How to Decorate with Flowers and Floral Patterns

Flowers are transformative. Whether it’s a humble bunch of daisies or an elaborate arrangement of orchids, there are gorgeous options for every style, budget and mood. The same goes for floral-inspired design elements. We’re constantly inspired by new and interpretations of botanical forms, so we’ve asked leading interior designers to share their favorite ways to freshen up a space with florals.

Vases in a variety of heights, shapes and colors makes for an unexpected display of peonies at this home by Ashley Hicks in the countryside of Oxfordshire, England. Photo courtesy of Ashley Hicks

Looking for a quick floral fix? For a dining room arrangement that puts the flowers in the spotlight, try designer Ashley Hicks’s favorite centerpiece technique. Hicks says he prefers using “small vases, old medicine bottles and shot glasses” lined up down the table with each flower in its own vase to get maximum drama. Each has its own personality which gets lost when they’re all bunched together.” The best part about this, of course, is that the more mismatched the vases, the better. This Adolfo Abjon Melancholia vase and this Tiffany & Co. crystal corkscrew vase are two of our current favorites subtle glass vessels.

Bold floral wallpapers are not to be feared, according to New York–based designer Fawn Galli: “Many people shy away from large-scale patterns, but large-scale florals are made for small spaces. They evoke a special feeling of being in a garden, something that is so successful in smaller spaces.” This powder room is proof of that notion. “I chose this wallpaper for a client who is an artist that plays with scale and perspective in her own work,” Galli says. “We wanted this bathroom to feel like a dreamworld.”

If you’re not ready to commit, try adding framed floral wallpaper panels, like these 19th-century pieces, to your powder room walls.

Katie Curtis designed this hallway for the 2016 Kips Bay Decorator Show House, which features a botanical wallpaper, rugs and lights.
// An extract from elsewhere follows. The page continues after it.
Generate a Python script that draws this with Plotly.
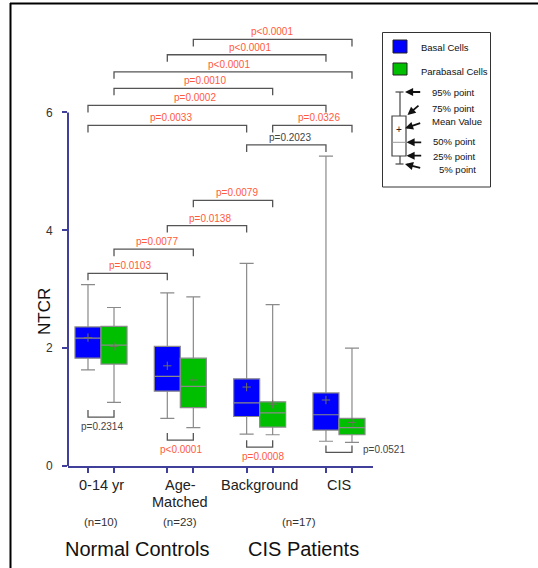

Photo by Phillip Ennis

For the maximalist, this pattern-friendly hallway by Katie Curtis successfully combines multiple florals — from the light fixtures down to the rugs — in a space that feels verdant and rich.

To create a slightly more pared-down space with these kinds of pieces, consider these Sputnik chandeliers and case pieces like this Syrian wedding dresser.

A brightly striped sofa topped with a floral throw in the focal point of this otherwise neutral Los Angeles living room by Nathan Turner. Photo by Coliena Rentmeester

Vibrant floral textiles, like this blanket in a Los Angeles living room in a family home designed by Nathan Turner, can transform an otherwise traditional space into something eclectic and cool.

This cheery Turkoman suzani bedspread would brighten up a neutral sofa or create a refreshing juxtaposition when paired with an antique kilim.

This quirky English home by Godrich Interiors features a sectional upholstered in floral fabric and eclectic lighting. Photo courtesy of Godrich Interiors

This vacation home in the West Country of England has a decidedly youthful vibe, and that was the goal. Megan Olivier, associate director of Godrich Interiors, says the clients wanted them to “create a fun environment” for their children. “It needed to be playful and reflect their personality,” she says, “as well as being ‘trashable’ for a busy family of five, with two dogs!” The custom sofa is based on a 1960s design and upholstered in a bold fabric from Imogen Heath.

For a twist on this style, try this Milo Baughman–style sofa with this Love Me Knot light fixture by Juniper.

A Marc Quinn floral artwork pops in the mirrored entry hall of this London home by Argent Design. Photo courtesy of Argent Design

In this mostly black and white Art Deco entryway by Argent Design, mirrored wall panels amplify the effect of a lively Marc Quinn piece depicting orchids and other flowers.

To create the look in a dining room, posit this Laurie Flaherty oil painting with a black and white, Deco-style table by Michel Amar.